Questions rising over Turkey’s overemphasis on coal resources
Turkey has developed a number of plans to diversify its energy resources over the last decade. These plans have accelerated since the jet crisis erupted with Russia, Turkey’s largest energy provider, last November. However, the overemphasis on coal resources in these plans has triggered key environmental questions and other concerns, mainly about labor safety in the mining sector.
The government issued a notice to speed up local coal activities in late February. According to the Energy Ministry’s 2016 Budget Presentation, Turkey could save around $7.2 billion from its annual energy bill if its coal reserves are fully exploited. Coal reserves’ power generation capacity is planned to be increased from 43 billion kWh annually to 57 billion kWh by the end of 2016, according to the government’s plans. By 2023, Turkey wants to add 18.5 gigawatts (GW) of coal-fired electricity generation capacity to its portfolio, increasing the use of local coal reserves as much as possible.

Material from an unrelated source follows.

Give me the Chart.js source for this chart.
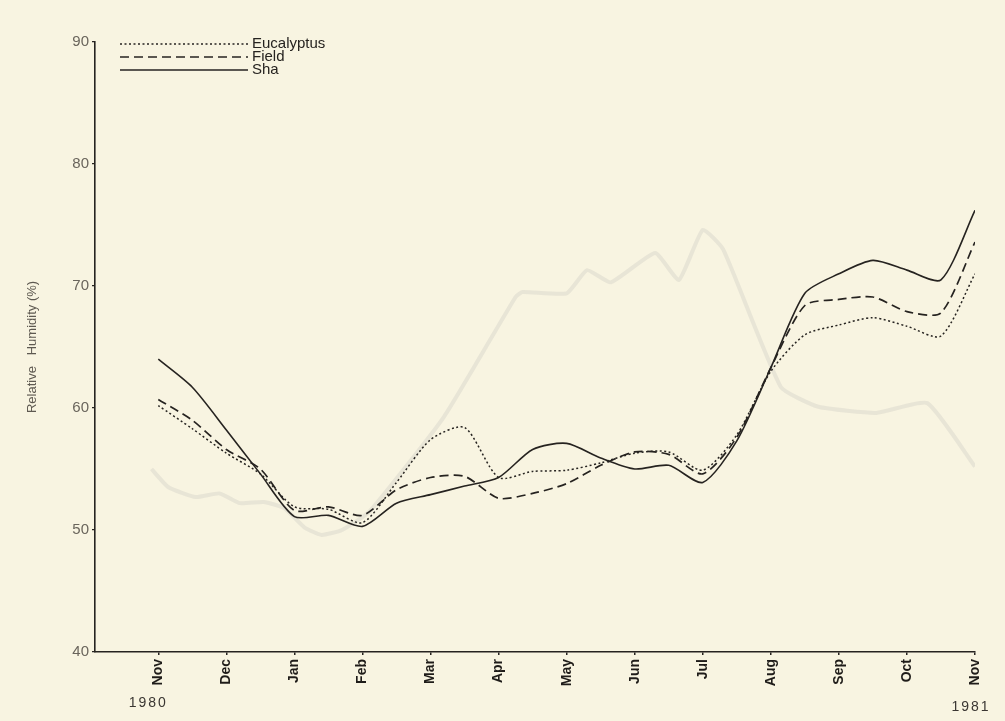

Big “buts” start at this point. The post-2020 Paris Agreement, reached in December 2015, aimed to avert the most calamitous effects of climate change: Severe droughts, floods and storms, and rising seas that would engulf islands and coastal areas populated by hundreds of millions of people around the world. Scientists, business chiefs and analysts all warned at Davos in January that humanity must stop burning coal, oil and gas to power the global economy, or otherwise face an irreversible climate catastrophe. Coal-fired power plants are seen the biggest source of man-made CO2 emissions. Coal is the most unsustainable of fossil fuel resources, experts warn.
Coal power plant capacity in Turkey is set to almost double over the next four years, adding significantly to already high health costs, according to a May 2015 report from the Health and Environment Alliance (HEAL).
Why is Turkey trying to increase its coal-fired power generation, at a time when many countries have developed policies to gradually end its use? If the main reason is to increase the share of local resources in meeting the country’s skyrocketing electricity demand, shouldn’t we focus on renewables?
Yes, renewable energy technologies are very expensive to import for a country that has a current account deficit problem like Turkey. But the acquisition of such technologies may cost much less for Turkey if global subsidies are increased for renewables. Even tenders for the launch of big renewable power plants - for instance a wind farm on the northern Aegean coastline or a solar farm in Central Anatolia - could be held with the participation of local companies in the bidding consortiums.
Another key question is about ensuring the safety of miners in Turkey. 2014 was a terrible year for mining disasters, with 301 coalminers losing their lives in the Aegean province of Manisa’s Soma district in May of that year - the biggest industrial accident in Turkey’s history. In October 2014, 18 more miners died in the Ermenek district of the Central Anatolian province of Karaman. The lawsuits for both the Soma and Ermenek mine disasters are still ongoing, but it is highly questionable whether the required standards are being ensured across the sector to prevent further deaths.
Developing plans to decrease Turkey’s dependence on foreign energy resources has been positive. But much more effective and environmentally friendly solutions are urgently needed.